### Do this
Skip the pictures. Reproduce all other material exactly.

### Dataset content
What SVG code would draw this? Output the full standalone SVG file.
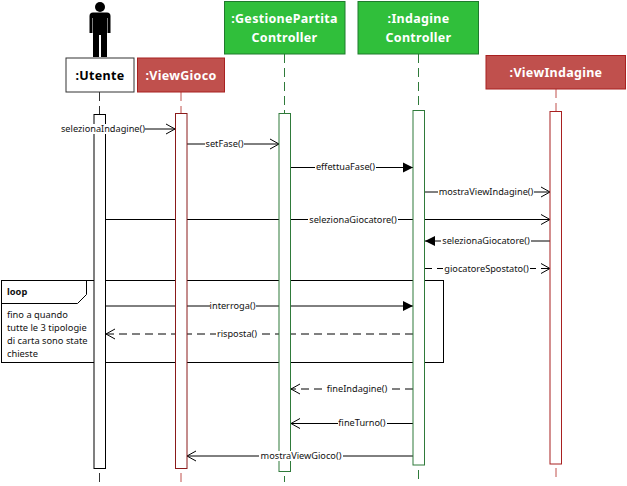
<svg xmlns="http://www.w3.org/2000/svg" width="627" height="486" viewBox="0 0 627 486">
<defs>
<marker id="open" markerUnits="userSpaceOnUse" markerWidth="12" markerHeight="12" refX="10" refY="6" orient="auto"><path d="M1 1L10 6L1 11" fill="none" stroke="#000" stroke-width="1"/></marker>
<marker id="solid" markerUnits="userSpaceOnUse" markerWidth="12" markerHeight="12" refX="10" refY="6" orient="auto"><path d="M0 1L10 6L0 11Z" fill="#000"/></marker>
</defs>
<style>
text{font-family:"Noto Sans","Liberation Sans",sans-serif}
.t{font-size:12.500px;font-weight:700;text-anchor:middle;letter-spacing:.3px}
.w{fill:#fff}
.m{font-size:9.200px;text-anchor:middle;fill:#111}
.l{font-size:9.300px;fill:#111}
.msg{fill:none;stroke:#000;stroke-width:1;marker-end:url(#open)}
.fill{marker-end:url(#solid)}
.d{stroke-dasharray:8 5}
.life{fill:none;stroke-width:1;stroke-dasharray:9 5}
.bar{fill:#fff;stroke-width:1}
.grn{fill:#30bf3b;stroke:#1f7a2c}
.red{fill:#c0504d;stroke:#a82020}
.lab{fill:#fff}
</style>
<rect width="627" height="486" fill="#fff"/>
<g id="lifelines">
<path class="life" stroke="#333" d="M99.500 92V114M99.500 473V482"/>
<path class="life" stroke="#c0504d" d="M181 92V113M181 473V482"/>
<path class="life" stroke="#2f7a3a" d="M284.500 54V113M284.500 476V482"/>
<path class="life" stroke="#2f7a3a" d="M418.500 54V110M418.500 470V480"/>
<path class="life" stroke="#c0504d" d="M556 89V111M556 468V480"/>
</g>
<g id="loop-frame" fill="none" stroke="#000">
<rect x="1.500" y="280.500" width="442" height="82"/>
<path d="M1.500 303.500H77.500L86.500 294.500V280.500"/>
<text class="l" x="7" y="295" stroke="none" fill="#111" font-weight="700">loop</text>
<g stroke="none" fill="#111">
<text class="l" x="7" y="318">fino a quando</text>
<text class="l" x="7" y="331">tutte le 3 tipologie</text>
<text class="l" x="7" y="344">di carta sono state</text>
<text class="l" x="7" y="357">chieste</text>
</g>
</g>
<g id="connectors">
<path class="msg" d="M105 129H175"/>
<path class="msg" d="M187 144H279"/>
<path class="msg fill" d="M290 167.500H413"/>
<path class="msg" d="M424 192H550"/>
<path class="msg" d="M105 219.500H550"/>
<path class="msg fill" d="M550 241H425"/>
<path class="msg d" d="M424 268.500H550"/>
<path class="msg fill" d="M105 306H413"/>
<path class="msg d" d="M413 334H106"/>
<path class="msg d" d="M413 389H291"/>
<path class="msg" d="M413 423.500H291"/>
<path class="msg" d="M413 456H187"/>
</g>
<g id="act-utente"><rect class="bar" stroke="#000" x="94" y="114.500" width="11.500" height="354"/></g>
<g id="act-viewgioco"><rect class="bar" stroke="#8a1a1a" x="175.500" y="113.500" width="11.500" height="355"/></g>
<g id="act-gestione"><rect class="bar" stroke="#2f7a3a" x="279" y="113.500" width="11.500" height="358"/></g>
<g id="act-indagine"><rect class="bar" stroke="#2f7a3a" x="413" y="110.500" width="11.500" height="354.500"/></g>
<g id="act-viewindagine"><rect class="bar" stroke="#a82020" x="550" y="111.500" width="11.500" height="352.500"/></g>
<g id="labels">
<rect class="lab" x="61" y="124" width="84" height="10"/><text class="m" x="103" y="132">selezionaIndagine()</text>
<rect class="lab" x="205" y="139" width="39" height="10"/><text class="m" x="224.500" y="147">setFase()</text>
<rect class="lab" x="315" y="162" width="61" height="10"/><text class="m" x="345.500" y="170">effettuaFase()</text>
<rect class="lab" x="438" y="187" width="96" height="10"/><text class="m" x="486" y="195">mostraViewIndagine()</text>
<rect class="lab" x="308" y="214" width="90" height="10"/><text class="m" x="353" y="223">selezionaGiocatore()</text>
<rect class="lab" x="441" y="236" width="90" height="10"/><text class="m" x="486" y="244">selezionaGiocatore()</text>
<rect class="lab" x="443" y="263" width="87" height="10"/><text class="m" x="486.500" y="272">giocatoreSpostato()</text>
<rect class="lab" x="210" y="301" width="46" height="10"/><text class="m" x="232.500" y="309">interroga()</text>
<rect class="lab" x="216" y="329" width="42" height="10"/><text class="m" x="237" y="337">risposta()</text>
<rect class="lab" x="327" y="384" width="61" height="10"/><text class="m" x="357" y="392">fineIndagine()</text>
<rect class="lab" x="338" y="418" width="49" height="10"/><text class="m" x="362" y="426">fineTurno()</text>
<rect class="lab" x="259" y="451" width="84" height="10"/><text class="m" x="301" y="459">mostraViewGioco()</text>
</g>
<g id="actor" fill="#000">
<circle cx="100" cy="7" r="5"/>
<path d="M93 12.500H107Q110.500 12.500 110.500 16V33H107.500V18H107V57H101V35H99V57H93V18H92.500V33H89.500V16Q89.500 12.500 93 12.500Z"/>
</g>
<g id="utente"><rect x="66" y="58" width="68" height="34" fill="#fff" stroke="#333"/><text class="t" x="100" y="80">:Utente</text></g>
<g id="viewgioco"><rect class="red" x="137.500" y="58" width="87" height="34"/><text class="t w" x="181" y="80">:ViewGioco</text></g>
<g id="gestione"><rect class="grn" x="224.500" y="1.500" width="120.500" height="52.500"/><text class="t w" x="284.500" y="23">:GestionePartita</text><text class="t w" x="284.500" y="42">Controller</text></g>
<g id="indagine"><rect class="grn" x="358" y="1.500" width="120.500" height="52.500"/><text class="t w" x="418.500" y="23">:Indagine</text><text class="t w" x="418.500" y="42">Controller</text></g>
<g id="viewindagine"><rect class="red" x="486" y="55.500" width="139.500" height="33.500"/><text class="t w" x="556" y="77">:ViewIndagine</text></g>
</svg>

### Result below
What SVG code would draw this? Output the full standalone SVG file.
<svg xmlns="http://www.w3.org/2000/svg" width="627" height="486" viewBox="0 0 627 486">
<defs>
<marker id="open" markerUnits="userSpaceOnUse" markerWidth="12" markerHeight="12" refX="10" refY="6" orient="auto"><path d="M1 1L10 6L1 11" fill="none" stroke="#000" stroke-width="1"/></marker>
<marker id="solid" markerUnits="userSpaceOnUse" markerWidth="12" markerHeight="12" refX="10" refY="6" orient="auto"><path d="M0 1L10 6L0 11Z" fill="#000"/></marker>
</defs>
<style>
text{font-family:"Noto Sans","Liberation Sans",sans-serif}
.t{font-size:12.500px;font-weight:700;text-anchor:middle;letter-spacing:.3px}
.w{fill:#fff}
.m{font-size:9.200px;text-anchor:middle;fill:#111}
.l{font-size:9.300px;fill:#111}
.msg{fill:none;stroke:#000;stroke-width:1;marker-end:url(#open)}
.fill{marker-end:url(#solid)}
.d{stroke-dasharray:8 5}
.life{fill:none;stroke-width:1;stroke-dasharray:9 5}
.bar{fill:#fff;stroke-width:1}
.grn{fill:#30bf3b;stroke:#1f7a2c}
.red{fill:#c0504d;stroke:#a82020}
.lab{fill:#fff}
</style>
<rect width="627" height="486" fill="#fff"/>
<g id="lifelines">
<path class="life" stroke="#333" d="M99.500 92V114M99.500 473V482"/>
<path class="life" stroke="#c0504d" d="M181 92V113M181 473V482"/>
<path class="life" stroke="#2f7a3a" d="M284.500 54V113M284.500 476V482"/>
<path class="life" stroke="#2f7a3a" d="M418.500 54V110M418.500 470V480"/>
<path class="life" stroke="#c0504d" d="M556 89V111M556 468V480"/>
</g>
<g id="loop-frame" fill="none" stroke="#000">
<rect x="1.500" y="280.500" width="442" height="82"/>
<path d="M1.500 303.500H77.500L86.500 294.500V280.500"/>
<text class="l" x="7" y="295" stroke="none" fill="#111" font-weight="700">loop</text>
<g stroke="none" fill="#111">
<text class="l" x="7" y="318">fino a quando</text>
<text class="l" x="7" y="331">tutte le 3 tipologie</text>
<text class="l" x="7" y="344">di carta sono state</text>
<text class="l" x="7" y="357">chieste</text>
</g>
</g>
<g id="connectors">
<path class="msg" d="M105 129H175"/>
<path class="msg" d="M187 144H279"/>
<path class="msg fill" d="M290 167.500H413"/>
<path class="msg" d="M424 192H550"/>
<path class="msg" d="M105 219.500H550"/>
<path class="msg fill" d="M550 241H425"/>
<path class="msg d" d="M424 268.500H550"/>
<path class="msg fill" d="M105 306H413"/>
<path class="msg d" d="M413 334H106"/>
<path class="msg d" d="M413 389H291"/>
<path class="msg" d="M413 423.500H291"/>
<path class="msg" d="M413 456H187"/>
</g>
<g id="act-utente"><rect class="bar" stroke="#000" x="94" y="114.500" width="11.500" height="354"/></g>
<g id="act-viewgioco"><rect class="bar" stroke="#8a1a1a" x="175.500" y="113.500" width="11.500" height="355"/></g>
<g id="act-gestione"><rect class="bar" stroke="#2f7a3a" x="279" y="113.500" width="11.500" height="358"/></g>
<g id="act-indagine"><rect class="bar" stroke="#2f7a3a" x="413" y="110.500" width="11.500" height="354.500"/></g>
<g id="act-viewindagine"><rect class="bar" stroke="#a82020" x="550" y="111.500" width="11.500" height="352.500"/></g>
<g id="labels">
<rect class="lab" x="61" y="124" width="84" height="10"/><text class="m" x="103" y="132">selezionaIndagine()</text>
<rect class="lab" x="205" y="139" width="39" height="10"/><text class="m" x="224.500" y="147">setFase()</text>
<rect class="lab" x="315" y="162" width="61" height="10"/><text class="m" x="345.500" y="170">effettuaFase()</text>
<rect class="lab" x="438" y="187" width="96" height="10"/><text class="m" x="486" y="195">mostraViewIndagine()</text>
<rect class="lab" x="308" y="214" width="90" height="10"/><text class="m" x="353" y="223">selezionaGiocatore()</text>
<rect class="lab" x="441" y="236" width="90" height="10"/><text class="m" x="486" y="244">selezionaGiocatore()</text>
<rect class="lab" x="443" y="263" width="87" height="10"/><text class="m" x="486.500" y="272">giocatoreSpostato()</text>
<rect class="lab" x="210" y="301" width="46" height="10"/><text class="m" x="232.500" y="309">interroga()</text>
<rect class="lab" x="216" y="329" width="42" height="10"/><text class="m" x="237" y="337">risposta()</text>
<rect class="lab" x="327" y="384" width="61" height="10"/><text class="m" x="357" y="392">fineIndagine()</text>
<rect class="lab" x="338" y="418" width="49" height="10"/><text class="m" x="362" y="426">fineTurno()</text>
<rect class="lab" x="259" y="451" width="84" height="10"/><text class="m" x="301" y="459">mostraViewGioco()</text>
</g>
<g id="actor" fill="#000">
<circle cx="100" cy="7" r="5"/>
<path d="M93 12.500H107Q110.500 12.500 110.500 16V33H107.500V18H107V57H101V35H99V57H93V18H92.500V33H89.500V16Q89.500 12.500 93 12.500Z"/>
</g>
<g id="utente"><rect x="66" y="58" width="68" height="34" fill="#fff" stroke="#333"/><text class="t" x="100" y="80">:Utente</text></g>
<g id="viewgioco"><rect class="red" x="137.500" y="58" width="87" height="34"/><text class="t w" x="181" y="80">:ViewGioco</text></g>
<g id="gestione"><rect class="grn" x="224.500" y="1.500" width="120.500" height="52.500"/><text class="t w" x="284.500" y="23">:GestionePartita</text><text class="t w" x="284.500" y="42">Controller</text></g>
<g id="indagine"><rect class="grn" x="358" y="1.500" width="120.500" height="52.500"/><text class="t w" x="418.500" y="23">:Indagine</text><text class="t w" x="418.500" y="42">Controller</text></g>
<g id="viewindagine"><rect class="red" x="486" y="55.500" width="139.500" height="33.500"/><text class="t w" x="556" y="77">:ViewIndagine</text></g>
</svg>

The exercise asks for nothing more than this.